The new guidance he issued declared the United States will not collect intelligence “for the purpose of suppressing or burdening criticism or dissent, or for disadvantaging persons based on their ethnicity, race, gender, sexual orientation, or religion.”
Offering a historical review of U.S. intelligence gathering, Obama recalled events in American history going back to Paul Revere’s famous ride.
The 9/11 terrorist attacks raised the profile and priority of U.S. intelligence efforts, the President said, and now technological advances that allow supercomputers to gather huge amounts of digital data have complicated efforts “to both defend our nation and uphold our civil liberties.”
Obama remained critical of Snowden, who is now living under asylum in Russia following his series of leaks that began last June and transformed the debate on national security surveillance in the post 9/11 era.
“Our nation’s defense depends in part on the fidelity of those entrusted with our nation’s secrets,” Obama said. “If any individual who objects to government policy can take it in their own hands to publicly disclose classified information, then we will never be able to keep our people safe, or conduct foreign policy.”
While the bulk telephone data remains with the NSA for now, Obama wants those records moved out of government hands, though it is uncertain where, a senior administration official said in briefing reporters on condition of not being identified.
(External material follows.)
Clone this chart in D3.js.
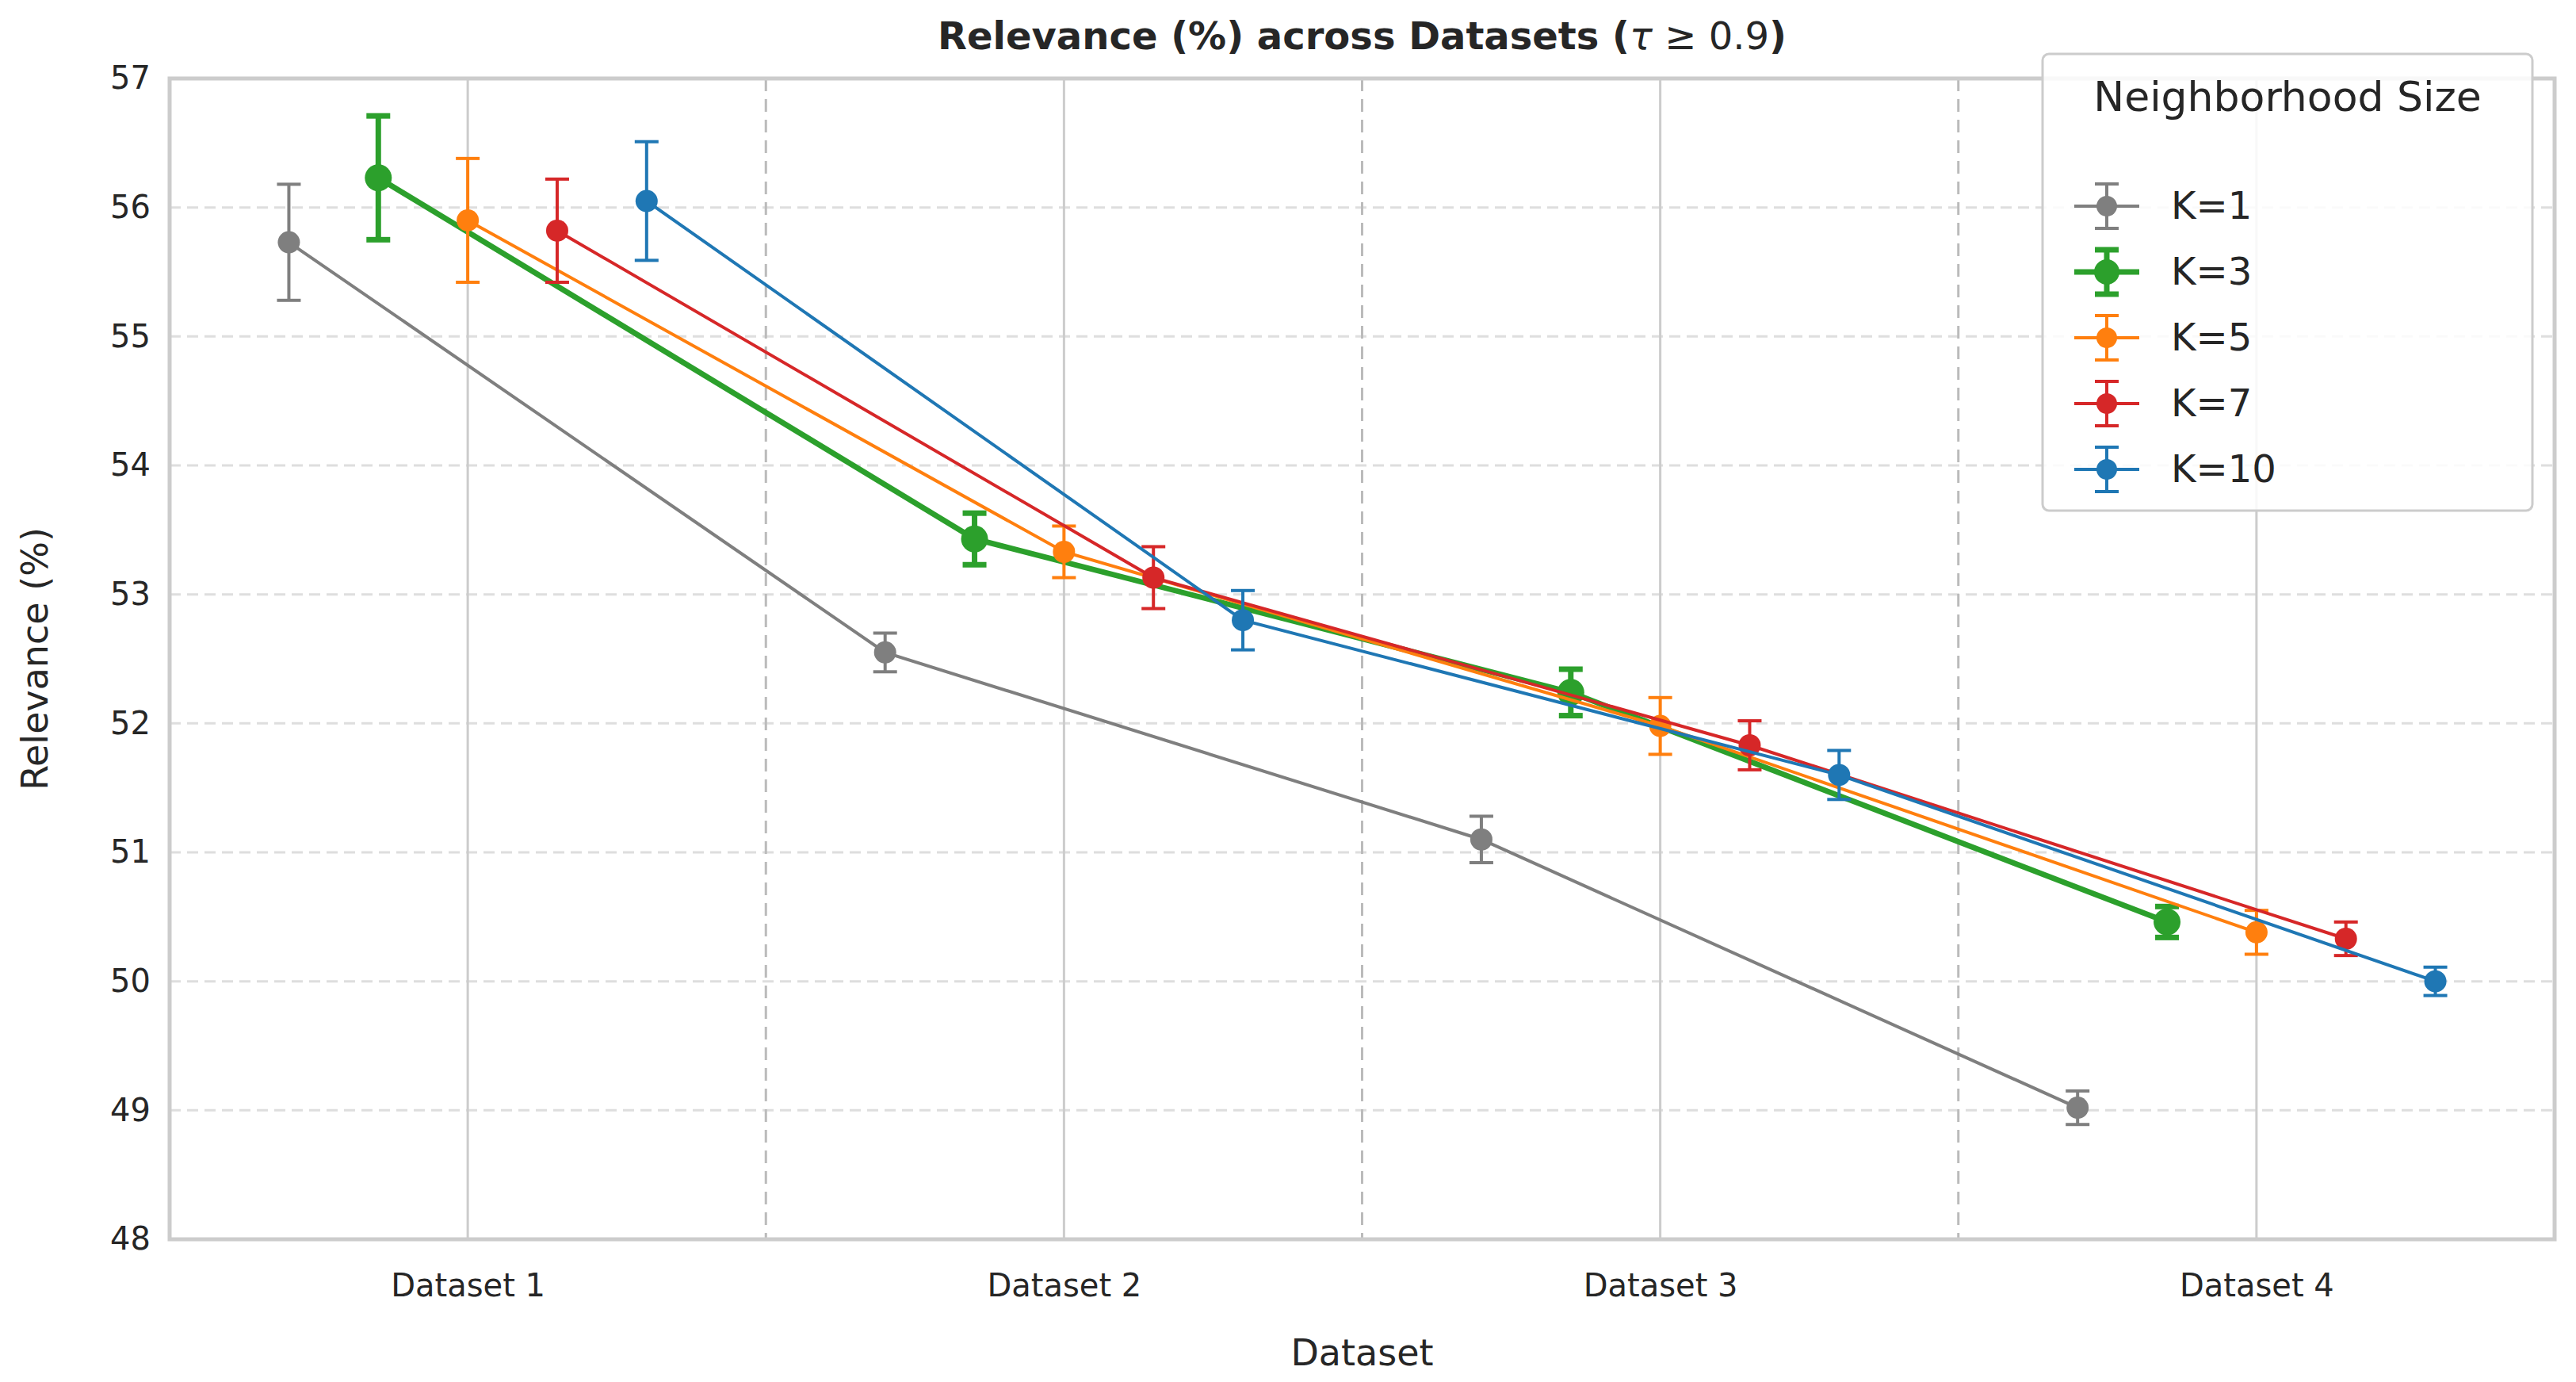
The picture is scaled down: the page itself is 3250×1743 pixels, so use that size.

Federal courts are divided on NSA telephone data collection. One judge in Washington ruled preliminarily in December that it was probably unconstitutional on privacy grounds. A second judge ruling in another case in New York subsequently found it lawful.
The top-secret the Foreign Intelligence Surveillance Court, which oversees the legal aspects of surveillance, recently reauthorized the program for another three months.
In making the changes after a review he ordered in the aftermath of the Snowden disclosures, Obama put his signature on the U.S. intelligence operation and helped define his legacy as a chief executive who promised a more open and transparent government when he entered the White House in 2009.